» DIRECTIVE
Pictures stay out of this copy, which runs from the first line of the material through the line containing "import matplotlib.transforms as mtransforms".

::::

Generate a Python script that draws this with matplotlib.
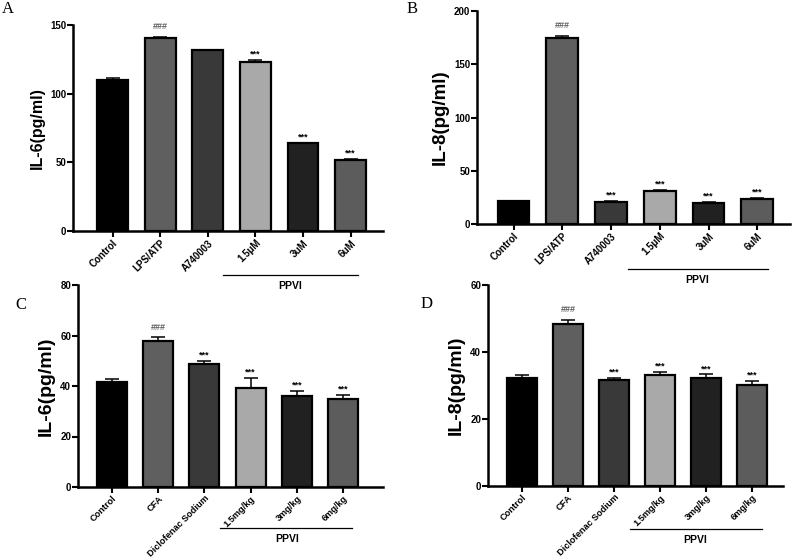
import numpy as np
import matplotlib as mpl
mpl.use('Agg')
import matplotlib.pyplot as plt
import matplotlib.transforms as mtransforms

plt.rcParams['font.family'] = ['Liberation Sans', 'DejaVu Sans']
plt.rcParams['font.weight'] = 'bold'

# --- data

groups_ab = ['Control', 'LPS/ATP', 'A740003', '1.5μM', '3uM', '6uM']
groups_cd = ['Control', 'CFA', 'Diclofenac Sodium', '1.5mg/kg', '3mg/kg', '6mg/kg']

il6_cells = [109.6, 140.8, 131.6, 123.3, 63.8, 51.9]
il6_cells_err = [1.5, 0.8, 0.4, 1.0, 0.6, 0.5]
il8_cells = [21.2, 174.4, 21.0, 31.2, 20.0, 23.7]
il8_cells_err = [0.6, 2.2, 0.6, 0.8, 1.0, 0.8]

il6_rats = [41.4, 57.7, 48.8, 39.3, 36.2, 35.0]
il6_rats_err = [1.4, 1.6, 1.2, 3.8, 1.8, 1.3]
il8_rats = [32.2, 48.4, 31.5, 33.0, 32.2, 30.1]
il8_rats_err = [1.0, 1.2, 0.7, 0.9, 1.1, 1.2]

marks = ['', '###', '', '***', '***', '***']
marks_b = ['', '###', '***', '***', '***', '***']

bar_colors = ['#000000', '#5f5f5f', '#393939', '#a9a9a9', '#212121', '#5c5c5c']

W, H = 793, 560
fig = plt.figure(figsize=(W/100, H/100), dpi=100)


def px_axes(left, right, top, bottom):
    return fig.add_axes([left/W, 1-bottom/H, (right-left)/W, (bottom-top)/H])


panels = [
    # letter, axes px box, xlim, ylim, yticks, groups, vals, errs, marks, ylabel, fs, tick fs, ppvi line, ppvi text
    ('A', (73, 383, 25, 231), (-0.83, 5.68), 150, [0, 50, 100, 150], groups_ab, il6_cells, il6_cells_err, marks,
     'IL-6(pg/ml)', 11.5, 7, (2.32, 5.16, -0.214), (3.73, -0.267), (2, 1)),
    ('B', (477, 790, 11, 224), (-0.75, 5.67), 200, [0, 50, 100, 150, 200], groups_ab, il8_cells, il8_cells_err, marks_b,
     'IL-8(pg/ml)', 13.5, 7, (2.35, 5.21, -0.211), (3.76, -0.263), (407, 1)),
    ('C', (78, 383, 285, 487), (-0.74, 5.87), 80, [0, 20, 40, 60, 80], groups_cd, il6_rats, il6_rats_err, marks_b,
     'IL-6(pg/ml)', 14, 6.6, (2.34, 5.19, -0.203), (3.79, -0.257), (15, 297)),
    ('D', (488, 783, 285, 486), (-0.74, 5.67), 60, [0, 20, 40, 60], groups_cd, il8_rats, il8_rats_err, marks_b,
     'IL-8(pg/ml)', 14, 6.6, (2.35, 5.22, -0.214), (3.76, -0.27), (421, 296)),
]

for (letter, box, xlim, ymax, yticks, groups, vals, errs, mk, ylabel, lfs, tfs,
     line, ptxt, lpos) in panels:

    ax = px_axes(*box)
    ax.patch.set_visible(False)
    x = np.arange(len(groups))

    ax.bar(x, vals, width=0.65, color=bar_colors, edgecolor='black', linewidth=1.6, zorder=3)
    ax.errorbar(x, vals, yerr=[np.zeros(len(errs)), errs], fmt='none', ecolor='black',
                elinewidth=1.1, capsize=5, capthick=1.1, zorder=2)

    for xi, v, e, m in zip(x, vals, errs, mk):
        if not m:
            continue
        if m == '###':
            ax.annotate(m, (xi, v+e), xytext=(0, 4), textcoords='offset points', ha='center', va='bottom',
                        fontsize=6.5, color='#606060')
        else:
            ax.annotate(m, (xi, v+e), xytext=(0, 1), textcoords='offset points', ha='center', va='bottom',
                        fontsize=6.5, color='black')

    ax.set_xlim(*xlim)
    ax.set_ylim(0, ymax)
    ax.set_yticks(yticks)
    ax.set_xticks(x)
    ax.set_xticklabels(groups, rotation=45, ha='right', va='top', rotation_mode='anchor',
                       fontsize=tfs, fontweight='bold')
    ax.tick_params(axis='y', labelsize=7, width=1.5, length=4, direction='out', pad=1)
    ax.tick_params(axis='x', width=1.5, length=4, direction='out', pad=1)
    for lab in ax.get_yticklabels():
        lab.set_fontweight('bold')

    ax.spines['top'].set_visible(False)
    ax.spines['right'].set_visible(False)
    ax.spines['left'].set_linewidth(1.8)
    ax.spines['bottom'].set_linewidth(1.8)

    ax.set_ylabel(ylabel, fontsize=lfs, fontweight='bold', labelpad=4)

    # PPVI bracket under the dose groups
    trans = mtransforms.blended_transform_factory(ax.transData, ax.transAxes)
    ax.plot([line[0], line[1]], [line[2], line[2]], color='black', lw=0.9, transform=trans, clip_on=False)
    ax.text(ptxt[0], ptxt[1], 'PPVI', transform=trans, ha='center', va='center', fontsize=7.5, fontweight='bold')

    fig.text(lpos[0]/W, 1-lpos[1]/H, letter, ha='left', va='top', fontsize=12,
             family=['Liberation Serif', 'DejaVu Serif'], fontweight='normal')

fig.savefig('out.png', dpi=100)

::::

» TASK OUTPUT
Generate a Python script that draws this with matplotlib.
import numpy as np
import matplotlib as mpl
mpl.use('Agg')
import matplotlib.pyplot as plt
import matplotlib.transforms as mtransforms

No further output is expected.